Wstalem po 11 bo zarwalem nocke przed TV do jakos 4:30. W nocy wjechaly dodatkowe kcal. Z poczatku czysto tj. 6bialek, 4 plasterki salami i 20gr sera odtluszczonego. Potem chamulce popuscily i wjechala micha platkow W ramach pokuty wjechal rowerek 35min a przed wpadlo 10gr BCAA z AN. Potem sniadanko, 2grahamki z 250gr mieszanej chudej wedliny jakies warzywka, 100gr jogurtu greckiego z sosem zero AN czeko i kawalek cynamonowej buleczki




Przed treningiem wjechalo 290gr chudego mielonego wola i 60gr chinskiego makaronu (Dobre makro i smak).



Plecy

1) lawka rzymska x 20, +10kg x 15, +20kg x12, +20kg x 10, +20kg x 8 + 4bez obc.
2) Low Row na maszynie 60kg x 15, 70kg x 12, 80kg x 12, 90kg x 10, 95kg(caly sztos) x 8,
3) wioslo ze sztanga 60kg x 12, 80kg x 12, 90kg x 10, 100kg x 8,
4) wioslo hantla 40kg (wiekszych nie ma) x 15 x 15 x 12 x 12
5) Low row na ala hamerze 60kg na strone x 12, 80kg x 10, 100kg x 6, 100kg x 6


6) Sciaganie drazka wyciagu pionoweg szeroki chwyt 70kg x 15, 80kg x 12, 90kg x 8, 95kg x 6
7) sciagnie drazka do bioder 4 serie 15 - 10

Na koniec dodatkowe 25min bierzni. Trening mocny ze momentami myslalem ze zjade, jakies mroczki itp. Do tego znow chcialo sie zygac co znaczy ze ciezary odpowiednie do celu Fotek nie bede wrzucal bo jakies gowniane selfie mam ale dam za jakies 2-3tyg. Jakies fotki w podstawowych pozach do waszego wgladu. Mam nadzieje ze takie ciezkie treningi pomoga mi poorawic slabe punkty. Niestety zonka dalej walczy z zatokami i nie mogla jechac ze mna zeby cos pokrecic. Jutro Bareczki ale dzisiaj ide spac wczesniej. Dzisiaj upieklem placka z kaszy jaglanej i maki ryzowej na 4dni.dzisiejsza porcja wjechala po treningu ze 150gr musu jablkowego.
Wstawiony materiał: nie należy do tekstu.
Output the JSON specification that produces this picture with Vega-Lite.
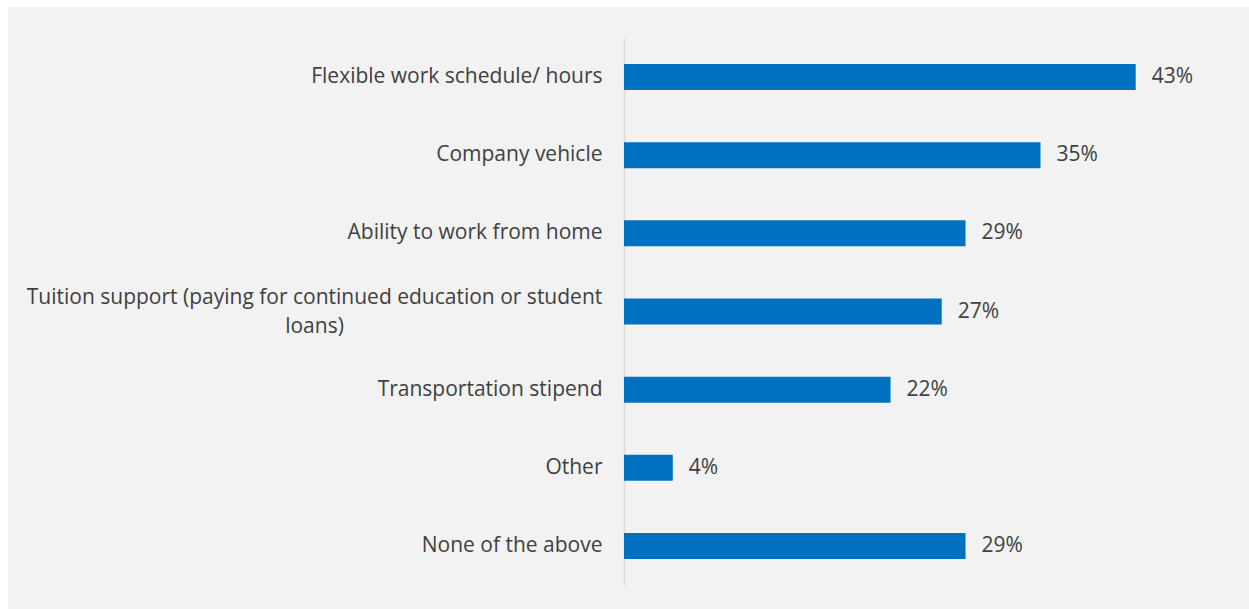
{
  "$schema": "https://vega.github.io/schema/vega-lite/v6.json",
  "autosize": "none",
  "width": 1241,
  "height": 602,
  "padding": {"left": 8, "top": 7, "right": 0, "bottom": 0},
  "background": "#ffffff",
  "config": {
    "view": {"fill": "#f2f2f2", "stroke": null},
    "font": "Open Sans"
  },
  "data": {
    "values": [
      {"benefit": "Flexible work schedule/ hours", "value": 0.43},
      {"benefit": "Company vehicle", "value": 0.35},
      {"benefit": "Ability to work from home", "value": 0.287},
      {"benefit": "Tuition support (paying for continued education or student|loans)", "value": 0.267},
      {"benefit": "Transportation stipend", "value": 0.224},
      {"benefit": "Other", "value": 0.041},
      {"benefit": "None of the above", "value": 0.287}
    ]
  },
  "encoding": {
    "y": {
      "field": "benefit",
      "type": "nominal",
      "sort": null,
      "scale": {"range": [31, 578], "paddingInner": 0.667, "paddingOuter": 0.333},
      "axis": {
        "title": null,
        "offset": -616,
        "ticks": false,
        "domainColor": "#d9d9d9",
        "domainWidth": 1.5,
        "labelFontSize": 21,
        "labelColor": "#404040",
        "labelLimit": 700,
        "labelLineHeight": 29,
        "labelExpr": "split(datum.label, '|')",
        "labelAlign": {"condition": {"test": "indexof(datum.label, '|') >= 0", "value": "center"}, "value": "right"},
        "labelPadding": {"condition": {"test": "indexof(datum.label, '|') >= 0", "value": 310}, "value": 22},
        "labelOffset": {"condition": {"test": "indexof(datum.label, '|') >= 0", "value": -14}, "value": 0}
      }
    },
    "x": {
      "field": "value",
      "type": "quantitative",
      "scale": {"domain": [0, 0.5], "range": [616, 1211], "nice": false},
      "axis": null
    }
  },
  "layer": [
    {"mark": {"type": "bar", "color": "#0070c0"}},
    {
      "mark": {"type": "text", "align": "left", "dx": 16, "fontSize": 21, "color": "#404040", "baseline": "middle"},
      "encoding": {"text": {"field": "value", "type": "quantitative", "format": ".0%"}}
    }
  ]
}
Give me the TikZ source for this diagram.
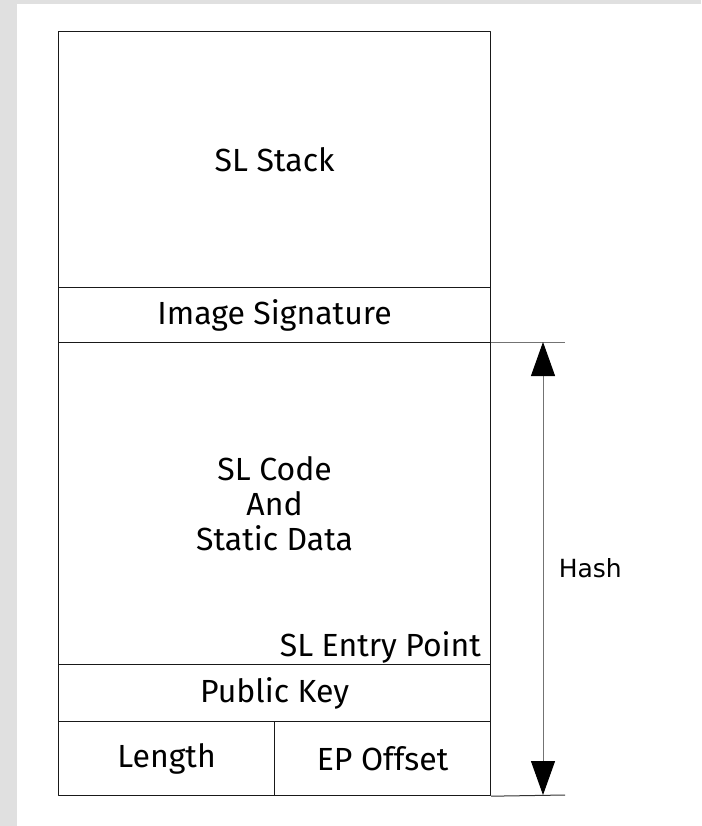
\documentclass[tikz,border=0pt]{standalone}
\usepackage{fontspec}
\setmainfont{Fira Sans}
\newfontfamily\hashfont{DejaVu Sans}
\usetikzlibrary{arrows.meta}
\begin{document}
\begin{tikzpicture}[x=1pt, y=-1pt, line join=round, font=\fontsize{32}{35}\selectfont,
	cell/.style={draw=black!90, line width=1.2pt, inner sep=0pt, anchor=north west},
	dim/.style={draw=black!55, line width=1pt},
	tip/.tip={Triangle[length=34pt,width=24pt,color=black]}]
	% background frame
	\fill [black!12] (0,0) rectangle (701,826);
	\fill [white] (17,4) rectangle (701,826);
	\useasboundingbox (0,0) rectangle (701,826);
	% memory layout
	\node [cell, minimum width=432pt, minimum height=256pt] (stack) at (58,31) {SL Stack};
	\node [cell, minimum width=432pt, minimum height=55pt] (sig) at (58,287) {Image Signature};
	\node [cell, minimum width=432pt, minimum height=322pt, align=center] (code) at (58,342) {SL Code\\And\\Static Data};
	\node [cell, minimum width=432pt, minimum height=57pt] (key) at (58,664) {Public Key};
	\node [cell, minimum width=216pt, minimum height=74pt] (len) at (58,721) {Length};
	\node [cell, minimum width=216pt, minimum height=74pt] (ep) at (274,721) {EP Offset};
	\node [anchor=base east, inner sep=0pt] (entry) at ([xshift=-10pt, yshift=9pt]code.south east) {SL Entry Point};
	% hash range
	\coordinate (top) at (565,342);
	\coordinate (bot) at (565,795);
	\draw [dim] (code.north east) -- (top);
	\draw [dim, draw=black!80] (ep.south east) -- (bot);
	\draw [dim, tip-tip]
		([xshift=-22pt]top) -- ([xshift=-22pt]bot) node [midway, right=12pt, font=\hashfont\fontsize{25}{30}\selectfont] (hash) {Hash};
\end{tikzpicture}
\end{document}
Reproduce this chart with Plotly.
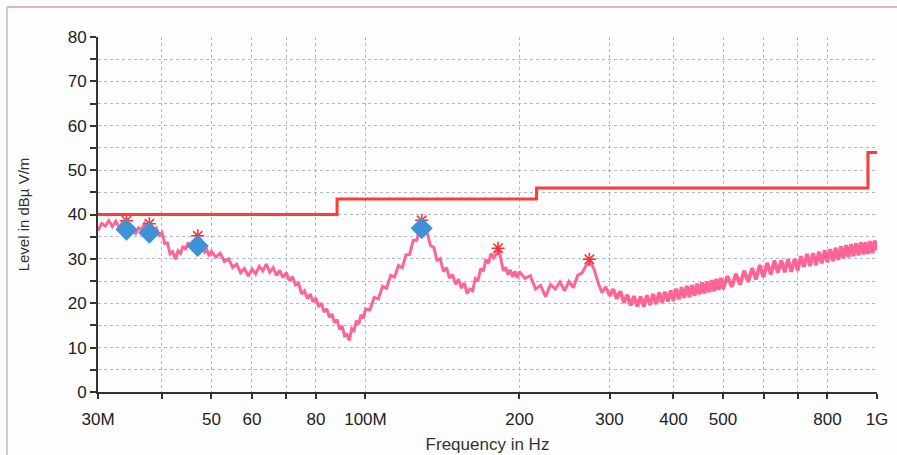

Lece sie ogarnac ludziska, jeszcze 2 posilki przez te przespane pol dnia. Do jutra dziki.



Zmieniony przez - Gugcio w dniu 12.09.2017 22:47:21
...
Napisał(a)
Zgłoś naruszenie
Ekspert
Szacuny 2353 Napisanych postów 5762 Wiek 36 lat Na forum 18 lat Przeczytanych tematów 217563
I co tam słychać?
Kolejnych cennych rad udzielasz co do pleców!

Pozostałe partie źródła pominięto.